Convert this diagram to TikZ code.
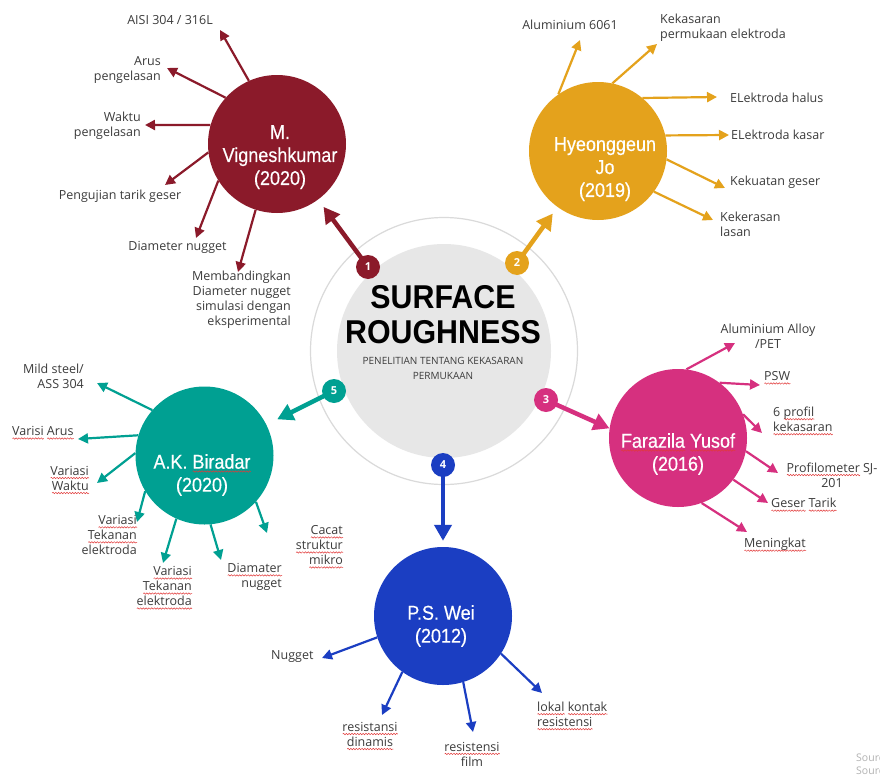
\documentclass[tikz,border=0pt]{standalone}
\usepackage{fontspec}
\setmainfont{Open Sans}
\newfontfamily\titlefont[FakeStretch=0.9,FakeBold=0.4]{Liberation Sans}
\newfontfamily\headfont[FakeStretch=0.92]{Liberation Sans}
\usetikzlibrary{arrows.meta,backgrounds,decorations.pathmorphing}
\definecolor{cRed}{HTML}{8B1A2A}
\definecolor{cGold}{HTML}{E4A21C}
\definecolor{cPink}{HTML}{D6307F}
\definecolor{cBlue}{HTML}{1B3EC2}
\definecolor{cTeal}{HTML}{00A092}
\definecolor{diskgray}{HTML}{E7E7E7}
\definecolor{ringgray}{HTML}{DADADA}
\definecolor{lbl}{HTML}{3C3C3C}
\definecolor{sqred}{HTML}{E23A3A}
\newsavebox\sqbox
\newcommand\sq[1]{\sbox\sqbox{#1}\leavevmode\rlap{\tikz[x=1pt,y=1pt,baseline=0pt]\draw[sqred,line width=0.5pt,decorate,decoration={snake,amplitude=0.7pt,segment length=2.8pt}] (0,-2.8) -- (\the\wd\sqbox,-2.8);}\usebox\sqbox}
\begin{document}
\begin{tikzpicture}[x=1pt,y=-1pt,
  maincirc/.style={circle, inner sep=0pt, minimum size=138pt},
  ctext/.style={anchor=north, inner sep=0pt, text=white, align=center, font=\titlefont\fontsize{20}{23}\selectfont},
  badge/.style={circle, inner sep=0pt, minimum size=24pt, text=white, font=\bfseries\fontsize{11}{11}\selectfont},
  lab/.style={inner sep=0pt, text=lbl, font=\fontsize{12.5}{15}\selectfont},
  arrThin/.style={line width=2.2pt, -{Triangle[length=10pt,width=10pt]}},
  arrThick/.style={line width=4.5pt, -{Triangle[length=16pt,width=17pt]}}]
\useasboundingbox (0,0) rectangle (880,776);
\clip (0,0) rectangle (880,776);

% main circles
\node[maincirc, fill=cRed]  (c1) at (277,144) {};
\node[maincirc, fill=cGold] (c2) at (598,151) {};
\node[maincirc, fill=cPink] (c3) at (678,438) {};
\node[maincirc, fill=cBlue] (c4) at (443,616) {};
\node[maincirc, fill=cTeal] (c5) at (204.5,455.5) {};

\node[ctext] (t1) at (280,125) {M.\\Vigneshkumar\\(2020)};
\node[ctext] (t2) at (605,137) {Hyeonggeun\\Jo\\(2019)};
\node[ctext] (t3) at (678,433) {\sq{Farazila} \sq{Yusof}\\(2016)};
\node[ctext] (t4) at (441,605) {P.S. Wei\\(2012)};
\node[ctext] (t5) at (202,454) {A.K. \sq{Biradar}\\(2020)};

% center title
\node[anchor=base, inner sep=0pt, font=\headfont\bfseries\fontsize{33}{33}\selectfont] (h1) at (443,308) {SURFACE};
\node[anchor=base, inner sep=0pt, font=\headfont\bfseries\fontsize{33}{33}\selectfont] (h2) at (443,343) {ROUGHNESS};
\node[anchor=base, inner sep=0pt, text=lbl, font=\fontsize{10}{10}\selectfont] (h3) at (443,364) {PENELITIAN TENTANG KEKASARAN};
\node[anchor=base, inner sep=0pt, text=lbl, font=\fontsize{10}{10}\selectfont] (h4) at (443,379) {PERMUKAAN};

% badges
\node[badge, fill=cRed]  (b1) at (368,267) {1};
\node[badge, fill=cGold] (b2) at (517,263) {2};
\node[badge, fill=cPink] (b3) at (546,400) {3};
\node[badge, fill=cBlue] (b4) at (443,465) {4};
\node[badge, fill=cTeal] (b5) at (334,391) {5};

% labels circle 1
\node[lab] (l11) at (170,20) {AISI 304 / 316L};
\node[lab, anchor=east, align=right] (l12) at (161,70) {Arus\\pengelasan};
\node[lab, anchor=east, align=right] (l13) at (141,126) {Waktu\\pengelasan};
\node[lab] (l14) at (120,196) {Pengujian tarik geser};
\node[lab] (l15) at (177.5,247) {Diameter nugget};
\node[lab, anchor=east, align=right] (l16) at (291,300) {Membandingkan\\Diameter nugget\\simulasi dengan\\eksperimental};
% labels circle 2
\node[lab] (l21) at (570,25) {Aluminium 6061};
\node[lab, anchor=west, align=left] (l22) at (660,28) {Kekasaran\\permukaan elektroda};
\node[lab, anchor=west] (l23) at (730,98) {ELektroda halus};
\node[lab, anchor=west] (l24) at (731,135) {ELektroda kasar};
\node[lab, anchor=west] (l25) at (730,182) {Kekuatan geser};
\node[lab, anchor=west, align=left] (l26) at (720,224) {Kekerasan\\lasan};
% labels circle 3
\node[lab, align=center] (l31) at (768,336) {Aluminium Alloy\\/PET};
\node[lab, anchor=west] (l32) at (764,378) {\sq{PSW}};
\node[lab, anchor=west, align=left] (l33) at (773,421) {6 \sq{profil}\\\sq{kekasaran}};
\node[lab, align=center] (l34) at (832,475) {\sq{Profilometer} SJ-\\201};
\node[lab, anchor=west] (l35) at (771,505) {\sq{Geser} \sq{Tarik}};
\node[lab, anchor=west] (l36) at (744,545) {\sq{Meningkat}};
% labels circle 5
\node[lab, anchor=east, align=right] (l51) at (84,376) {Mild steel/\\ASS 304};
\node[lab, anchor=west] (l52) at (12,433) {\sq{Varisi} \sq{Arus}};
\node[lab, anchor=east, align=right] (l53) at (89,480) {\sq{Variasi}\\\sq{Waktu}};
\node[lab, anchor=east, align=right] (l54) at (137,535) {\sq{Variasi}\\\sq{Tekanan}\\elektroda};
\node[lab, anchor=east, align=right] (l55) at (192,588) {\sq{Variasi}\\\sq{Tekanan}\\\sq{elektroda}};
\node[lab, anchor=east, align=right] (l56) at (282,577) {\sq{Diamater}\\nugget};
\node[lab, anchor=east, align=right] (l57) at (343,547) {\sq{Cacat}\\\sq{struktur}\\\sq{mikro}};
% labels circle 4
\node[lab, anchor=west] (l41) at (271,657) {Nugget};
\node[lab, align=center] (l42) at (370,736) {\sq{resistansi}\\\sq{dinamis}};
\node[lab, align=center] (l43) at (472,754) {\sq{resistensi}\\film};
\node[lab, anchor=west, align=left] (l44) at (537,716) {\sq{lokal} \sq{kontak}\\\sq{resistensi}};

% source (cut off at the right edge, as in the reference)
\node[anchor=west, inner sep=0pt, text=black!30, font=\fontsize{10.5}{13}\selectfont, align=left] (src) at (856,764) {Source\\Source};

% arrow end points
\coordinate (e11) at (220,30);
\coordinate (e12) at (167,68);
\coordinate (e13) at (145,125);
\coordinate (e14) at (165,185);
\coordinate (e15) at (196,238);
\coordinate (e16) at (238,272);
\coordinate (e21) at (580,40);
\coordinate (e22) at (657,44);
\coordinate (e23) at (717,97);
\coordinate (e24) at (729,135);
\coordinate (e25) at (725,188);
\coordinate (e26) at (713,220);
\coordinate (e31) at (735,343);
\coordinate (e32) at (760,385);
\coordinate (e33) at (762,433);
\coordinate (e34) at (778,473);
\coordinate (e35) at (768,503);
\coordinate (e36) at (747,532);
\coordinate (e51) at (97,383);
\coordinate (e52) at (78,439);
\coordinate (e53) at (97,483);
\coordinate (e54) at (137,522);
\coordinate (e55) at (163,563);
\coordinate (e56) at (221,560);
\coordinate (e57) at (267,533);
\coordinate (e41) at (322,658);
\coordinate (e42) at (382,715);
\coordinate (e43) at (473,732);
\coordinate (e44) at (542,693);

\begin{pgfonlayer}{background}
  \fill[white] (0,0) rectangle (880,776);
  \node[circle, inner sep=0pt, minimum size=214pt, fill=diskgray] (disk) at (444,351) {};
  \node[circle, inner sep=0pt, minimum size=267pt, draw=ringgray, line width=1.2pt] (ring) at (444,351) {};
  % thick arrows from badges
  \draw[arrThick, cRed, shorten >=9pt]  (b1.center) -- (c1);
  \draw[arrThick, cGold, shorten >=8pt]  (b2.center) -- (c2);
  \draw[arrThick, cPink] (b3.center) -- (c3.172);
  \draw[arrThick, cBlue, shorten >=6pt]  (b4.center) -- (c4);
  \draw[arrThick, cTeal, shorten >=12pt] (b5.center) -- (c5);
  % circle 1
  \draw[arrThin, cRed] (c1.114) -- (e11);
  \draw[arrThin, cRed] (c1.138) -- (e12);
  \draw[arrThin, cRed] (c1.164) -- (e13);
  \draw[arrThin, cRed] (c1.187) -- (e14);
  \draw[arrThin, cRed] (c1.212) -- (e15);
  \draw[arrThin, cRed] (c1.252) -- (e16);
  % circle 2
  \draw[arrThin, cGold] (c2.125) -- (e21);
  \draw[arrThin, cGold] (c2.78) -- (e22);
  \draw[arrThin, cGold] (c2.50) -- (e23);
  \draw[arrThin, cGold] (c2.13) -- (e24);
  \draw[arrThin, cGold] (c2.-7) -- (e25);
  \draw[arrThin, cGold] (c2.-36) -- (e26);
  % circle 3
  \draw[arrThin, cPink] (c3.83) -- (e31);
  \draw[arrThin, cPink] (c3.53) -- (e32);
  \draw[arrThin, cPink] (c3.20) -- (e33);
  \draw[arrThin, cPink] (c3.-11) -- (e34);
  \draw[arrThin, cPink] (c3.-37) -- (e35);
  \draw[arrThin, cPink] (c3.-70) -- (e36);
  % circle 5
  \draw[arrThin, cTeal] (c5.139) -- (e51);
  \draw[arrThin, cTeal] (c5.163) -- (e52);
  \draw[arrThin, cTeal] (c5.178) -- (e53);
  \draw[arrThin, cTeal] (c5.211) -- (e54);
  \draw[arrThin, cTeal] (c5.246) -- (e55);
  \draw[arrThin, cTeal] (c5.275) -- (e56);
  \draw[arrThin, cTeal] (c5.318) -- (e57);
  % circle 4
  \draw[arrThin, cBlue] (c4.198) -- (e41);
  \draw[arrThin, cBlue] (c4.234) -- (e42);
  \draw[arrThin, cBlue] (c4.287) -- (e43);
  \draw[arrThin, cBlue] (c4.-33) -- (e44);
\end{pgfonlayer}
\end{tikzpicture}
\end{document}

- Challenge -
Repeat only the lines between the start of the data and the line with "fill=cTeal] (c5) at", including those two lines, and skip the pictures.

- Expected answer -
Convert this diagram to TikZ code.
\documentclass[tikz,border=0pt]{standalone}
\usepackage{fontspec}
\setmainfont{Open Sans}
\newfontfamily\titlefont[FakeStretch=0.9,FakeBold=0.4]{Liberation Sans}
\newfontfamily\headfont[FakeStretch=0.92]{Liberation Sans}
\usetikzlibrary{arrows.meta,backgrounds,decorations.pathmorphing}
\definecolor{cRed}{HTML}{8B1A2A}
\definecolor{cGold}{HTML}{E4A21C}
\definecolor{cPink}{HTML}{D6307F}
\definecolor{cBlue}{HTML}{1B3EC2}
\definecolor{cTeal}{HTML}{00A092}
\definecolor{diskgray}{HTML}{E7E7E7}
\definecolor{ringgray}{HTML}{DADADA}
\definecolor{lbl}{HTML}{3C3C3C}
\definecolor{sqred}{HTML}{E23A3A}
\newsavebox\sqbox
\newcommand\sq[1]{\sbox\sqbox{#1}\leavevmode\rlap{\tikz[x=1pt,y=1pt,baseline=0pt]\draw[sqred,line width=0.5pt,decorate,decoration={snake,amplitude=0.7pt,segment length=2.8pt}] (0,-2.8) -- (\the\wd\sqbox,-2.8);}\usebox\sqbox}
\begin{document}
\begin{tikzpicture}[x=1pt,y=-1pt,
  maincirc/.style={circle, inner sep=0pt, minimum size=138pt},
  ctext/.style={anchor=north, inner sep=0pt, text=white, align=center, font=\titlefont\fontsize{20}{23}\selectfont},
  badge/.style={circle, inner sep=0pt, minimum size=24pt, text=white, font=\bfseries\fontsize{11}{11}\selectfont},
  lab/.style={inner sep=0pt, text=lbl, font=\fontsize{12.5}{15}\selectfont},
  arrThin/.style={line width=2.2pt, -{Triangle[length=10pt,width=10pt]}},
  arrThick/.style={line width=4.5pt, -{Triangle[length=16pt,width=17pt]}}]
\useasboundingbox (0,0) rectangle (880,776);
\clip (0,0) rectangle (880,776);

% main circles
\node[maincirc, fill=cRed]  (c1) at (277,144) {};
\node[maincirc, fill=cGold] (c2) at (598,151) {};
\node[maincirc, fill=cPink] (c3) at (678,438) {};
\node[maincirc, fill=cBlue] (c4) at (443,616) {};
\node[maincirc, fill=cTeal] (c5) at (204.5,455.5) {};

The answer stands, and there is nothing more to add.